We’ve already started this ride on the Crazy Train, so we have no choice but to see it through to the end: as of 8pm last night, it’s official: Concerning Spider-Man: Turn Off the Dark, Julie Taymor is out, Philip William McKinley is in, and the major overhaul schedule that will delay the show’s opening until early summer has been put in place. By the time it opens, the show will have been in previews for roughly seven months. You heard me: SEVEN. Given that most shows preview for about a month or, that’s a really, really long time. But instead of pulling the plug, the producers persist in trying to rescue their baby, and while this may be a little foolhardy, it’s also sort of commendable. I think. Maybe. I’m not sure if I actually believe that. But clearly THEY believe in the show enough to keep trying to make it better, so there’s always that.
At the time of her departure, Taymor had been working on the show for nine years. This is also a really, really long time; the problem is that as the show recieved more and more negative reviews, she refused to make the changes her producers and collaborators (including Bono and the Edge from U2) wanted. Bad idea. The New York Times commented on Taymor’s downfall from Broadway giant (The Lion King) to Broadway disaster: “Ms. Taymor is a proud perfectionist, but more of a visual scene-setter than a storyteller, and her outre approach to a classic superhero story and such a huge commercial product helped speed her undoing.” I find this assessment to be pretty accurate. Taymor’s storytelling has always been much stronger when she has had an existing script to go on– this is why her early Shakespeare productions of The Tempest and Titus Andronicus (later made into a film starring Anthony Hopkins) were such successes. Her later work, including the film Across the Universe, while visually stunning, either had less story or simply wasn’t driven by the story. And that’s where things start to fall apart: theatre and film are inherently storytelling mediums, so when there’s no story, we don’t really know what to do with them. Taymor is also more of an auteur director who usually seeks complete creative control– though this often makes her a few enemies along the way, as evinced by the feud between Taymor and producer Joe Roth over the cut of Across the Universe. When Spider-Man came into the picture, these qualities combined to create a perfect storm of creative catastrophe, and well… we see how that’s gone.

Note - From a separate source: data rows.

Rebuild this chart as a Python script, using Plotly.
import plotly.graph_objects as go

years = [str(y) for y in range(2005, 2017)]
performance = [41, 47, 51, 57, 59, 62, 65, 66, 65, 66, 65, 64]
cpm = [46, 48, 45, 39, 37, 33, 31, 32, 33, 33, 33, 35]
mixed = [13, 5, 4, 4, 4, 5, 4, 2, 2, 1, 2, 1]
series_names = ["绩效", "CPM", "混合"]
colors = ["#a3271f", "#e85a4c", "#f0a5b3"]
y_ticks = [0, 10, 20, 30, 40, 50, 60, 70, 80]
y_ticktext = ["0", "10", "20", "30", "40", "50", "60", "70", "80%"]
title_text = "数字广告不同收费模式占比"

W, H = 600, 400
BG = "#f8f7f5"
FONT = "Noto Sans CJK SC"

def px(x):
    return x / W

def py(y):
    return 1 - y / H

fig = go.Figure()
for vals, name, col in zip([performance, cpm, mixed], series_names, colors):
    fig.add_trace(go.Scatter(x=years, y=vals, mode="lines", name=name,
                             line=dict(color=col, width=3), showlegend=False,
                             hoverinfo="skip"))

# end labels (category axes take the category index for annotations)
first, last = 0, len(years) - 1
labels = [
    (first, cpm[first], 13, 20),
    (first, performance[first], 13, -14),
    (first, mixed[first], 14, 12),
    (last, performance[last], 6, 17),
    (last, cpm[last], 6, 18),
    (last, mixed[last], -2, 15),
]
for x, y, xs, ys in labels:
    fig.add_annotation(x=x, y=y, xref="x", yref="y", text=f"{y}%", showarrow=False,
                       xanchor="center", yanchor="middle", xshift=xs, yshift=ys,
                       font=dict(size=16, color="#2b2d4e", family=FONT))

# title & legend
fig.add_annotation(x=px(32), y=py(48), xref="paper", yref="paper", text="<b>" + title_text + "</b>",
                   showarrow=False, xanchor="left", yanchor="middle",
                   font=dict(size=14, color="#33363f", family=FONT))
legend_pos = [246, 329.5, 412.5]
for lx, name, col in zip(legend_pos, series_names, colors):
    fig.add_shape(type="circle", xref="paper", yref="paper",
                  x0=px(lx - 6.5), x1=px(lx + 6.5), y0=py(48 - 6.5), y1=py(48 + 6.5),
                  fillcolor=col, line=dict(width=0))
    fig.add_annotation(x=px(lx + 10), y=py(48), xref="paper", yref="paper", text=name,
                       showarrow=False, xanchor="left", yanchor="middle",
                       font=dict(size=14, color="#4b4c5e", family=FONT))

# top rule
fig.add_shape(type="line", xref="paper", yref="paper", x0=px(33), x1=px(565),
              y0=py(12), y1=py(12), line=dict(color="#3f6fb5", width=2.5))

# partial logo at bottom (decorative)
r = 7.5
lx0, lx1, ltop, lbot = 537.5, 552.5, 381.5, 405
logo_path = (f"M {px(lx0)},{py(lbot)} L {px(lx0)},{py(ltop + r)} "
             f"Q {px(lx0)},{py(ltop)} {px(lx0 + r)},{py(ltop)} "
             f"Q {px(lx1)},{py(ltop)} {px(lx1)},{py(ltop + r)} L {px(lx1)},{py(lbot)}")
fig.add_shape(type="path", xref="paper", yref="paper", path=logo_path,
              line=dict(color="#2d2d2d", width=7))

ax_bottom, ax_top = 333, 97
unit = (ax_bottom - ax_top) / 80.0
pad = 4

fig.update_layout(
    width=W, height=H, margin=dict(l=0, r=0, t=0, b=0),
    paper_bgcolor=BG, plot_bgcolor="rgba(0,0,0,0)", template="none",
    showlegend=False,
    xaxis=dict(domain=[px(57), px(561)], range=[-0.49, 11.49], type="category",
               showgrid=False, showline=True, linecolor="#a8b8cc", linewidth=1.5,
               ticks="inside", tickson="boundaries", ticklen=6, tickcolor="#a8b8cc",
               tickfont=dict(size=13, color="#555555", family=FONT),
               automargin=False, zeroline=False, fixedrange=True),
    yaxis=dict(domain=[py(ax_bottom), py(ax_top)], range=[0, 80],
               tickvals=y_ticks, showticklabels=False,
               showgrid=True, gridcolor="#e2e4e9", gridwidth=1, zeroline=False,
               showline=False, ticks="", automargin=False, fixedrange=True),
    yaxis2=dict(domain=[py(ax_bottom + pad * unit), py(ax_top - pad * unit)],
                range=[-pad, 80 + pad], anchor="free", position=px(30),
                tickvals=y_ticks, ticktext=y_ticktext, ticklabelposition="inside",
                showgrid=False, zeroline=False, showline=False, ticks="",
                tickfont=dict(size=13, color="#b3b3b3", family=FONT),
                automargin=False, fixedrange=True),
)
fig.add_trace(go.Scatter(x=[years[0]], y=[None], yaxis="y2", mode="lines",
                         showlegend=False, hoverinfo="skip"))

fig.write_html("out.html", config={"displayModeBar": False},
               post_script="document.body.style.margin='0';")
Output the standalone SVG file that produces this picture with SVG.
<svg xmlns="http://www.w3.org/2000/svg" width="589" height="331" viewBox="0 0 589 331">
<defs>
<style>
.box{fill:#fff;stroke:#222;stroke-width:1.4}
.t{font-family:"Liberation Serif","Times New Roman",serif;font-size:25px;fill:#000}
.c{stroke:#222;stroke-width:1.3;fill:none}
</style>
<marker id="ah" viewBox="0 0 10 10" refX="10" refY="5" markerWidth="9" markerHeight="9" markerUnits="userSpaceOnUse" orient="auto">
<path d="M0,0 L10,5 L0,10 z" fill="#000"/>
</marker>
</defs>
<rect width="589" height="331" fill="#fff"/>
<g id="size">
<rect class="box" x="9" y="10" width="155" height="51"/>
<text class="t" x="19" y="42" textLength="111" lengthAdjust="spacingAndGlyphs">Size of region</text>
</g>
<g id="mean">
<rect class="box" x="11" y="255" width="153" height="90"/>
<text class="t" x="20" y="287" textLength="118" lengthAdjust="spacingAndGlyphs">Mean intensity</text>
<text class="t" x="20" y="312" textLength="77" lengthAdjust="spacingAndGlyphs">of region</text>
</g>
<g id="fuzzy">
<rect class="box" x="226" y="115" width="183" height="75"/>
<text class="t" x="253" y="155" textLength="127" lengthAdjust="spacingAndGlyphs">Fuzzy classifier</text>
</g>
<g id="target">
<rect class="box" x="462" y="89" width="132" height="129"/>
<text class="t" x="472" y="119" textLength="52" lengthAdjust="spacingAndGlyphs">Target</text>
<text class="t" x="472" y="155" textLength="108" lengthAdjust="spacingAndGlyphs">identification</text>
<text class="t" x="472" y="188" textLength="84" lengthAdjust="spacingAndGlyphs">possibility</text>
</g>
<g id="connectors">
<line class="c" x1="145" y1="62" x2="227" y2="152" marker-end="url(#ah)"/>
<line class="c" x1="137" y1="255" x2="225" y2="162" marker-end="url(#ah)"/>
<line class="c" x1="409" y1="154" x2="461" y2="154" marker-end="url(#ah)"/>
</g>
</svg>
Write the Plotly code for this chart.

Philip William McKinley, on the other hand, is mostly known for directing the 2003 Hugh Jackman vehicle The Boy From Oz (about Australian singer/songwriter Peter Allen). I’ll admit that this is a little bit of an odd replacement choice to me; The Boy From Oz and Spider-Man have little in common. But then again, just because The Boy From Oz is what McKinley is KNOWN for doesn’t mean that that’s all he can do. Maybe he’ll surprise me. Heck, maybe he’ll surprise us all and turn this debacle into a massive hit.
And so I say again: We’ll see. Regardless as to the ultimate outcome, it’ll be interesting to see the before and after of Turn Off the Dark. And it’ll sure be something to remember!